Texas Virtual Data Library (Tx-ViDaL): A Secure Compliant Data Infrastructure for Population Informatics

Hye-Chung Kum
Associate Professor
Department of Health Policy and Management, School of Public Health
Department of Computer Science and Engineering
Department of Industrial and Systems Engineering
The Center for Remote Health Technologies and Systems (CRHTS)
Texas A&M University
Location: Koldus - Room 111
Time: October 9, 2017 - 2:00-3:00pm


The social genome is the collective footprints of our society captured in ever-larger and ever-more complex databases (e.g., government administrative data) about people in the digital society. Population informatics applies data science to social genome data to answer fundamental questions about human society and population health much like bioinformatics applies data science to human genome data to answer questions about individual health. To enable population informatics research at TAMU, we propose to (1) develop a secure cloud computing data infrastructure to support data intensive research that involve sensitive person level data (e.g., health data) to meet the myriad legal requirements of handling such data (e.g., HIPAA, Texas HB 300) and (2) accumulate good data sources (e.g., HCUP, CMS, SEER), which often need to be purchased or processed to be fit for research, to be available to researchers with appropriate approvals and permissions. This project will extend the current Texas A&M High Performance Research Computing (HPRC) - a shared computing infrastructure used by many A&M investigators and students - capacity to support an even wider user base to include those that need secure compliant computing as well as good data sources. It will also extend the current TX-RDC infrastructure - a shared infrastructure to access federal data - to a much wider array of data sources including Texas state data.
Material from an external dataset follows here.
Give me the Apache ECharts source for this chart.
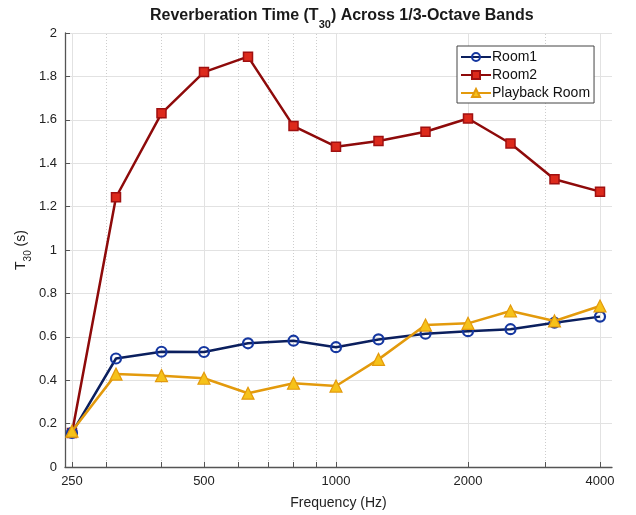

Such a research infrastructure will enable researchers across many disciplines (e.g., public health, public policy, sociology, remote health, transportation, computer science, statistics etc.) at Texas A&M to develop new research agendas and collaborative team science becoming thought leaders for data intensive research in their respective fields. We will discuss use cases, such as the recently funded NSF ERC, PATHS-UP project, that requires secure compliant computing, how such systems will be set up, and potential data sources that could be available.

Speaker's Bio

Dr. Hye-Chung Kum is an associate professor in the department of Health Policy and Management at the School of Public Health with joint appointments in both department of Computer Science and Engineering and department of Industrial and Systems Engineering at Texas A&M University. She is the founder and director of the Population Informatics Lab (https://pinformatics.org/) and is a member of the Center for Remote Health Technologies and Systems (CRHTS) at TEES. With a PhD in computer science (datamining), and a masters in macro social work (policy and mangaement), she has over 15 years of experience in data science applied to big data (e.g., EHR, government administrative data) about people for improving population health, policy, and management. She has lead several multi-disciplinary teams of computer, health, and ELSI (Ethical, Legal, and Social Implications) scientists on topics such as record linkage, information privacy, sequential pattern mining, screening and survival of liver cancer patients, Medicaid waiver, welfare reform, hospital uncompensate care costs, and employment outcomes of children in foster care.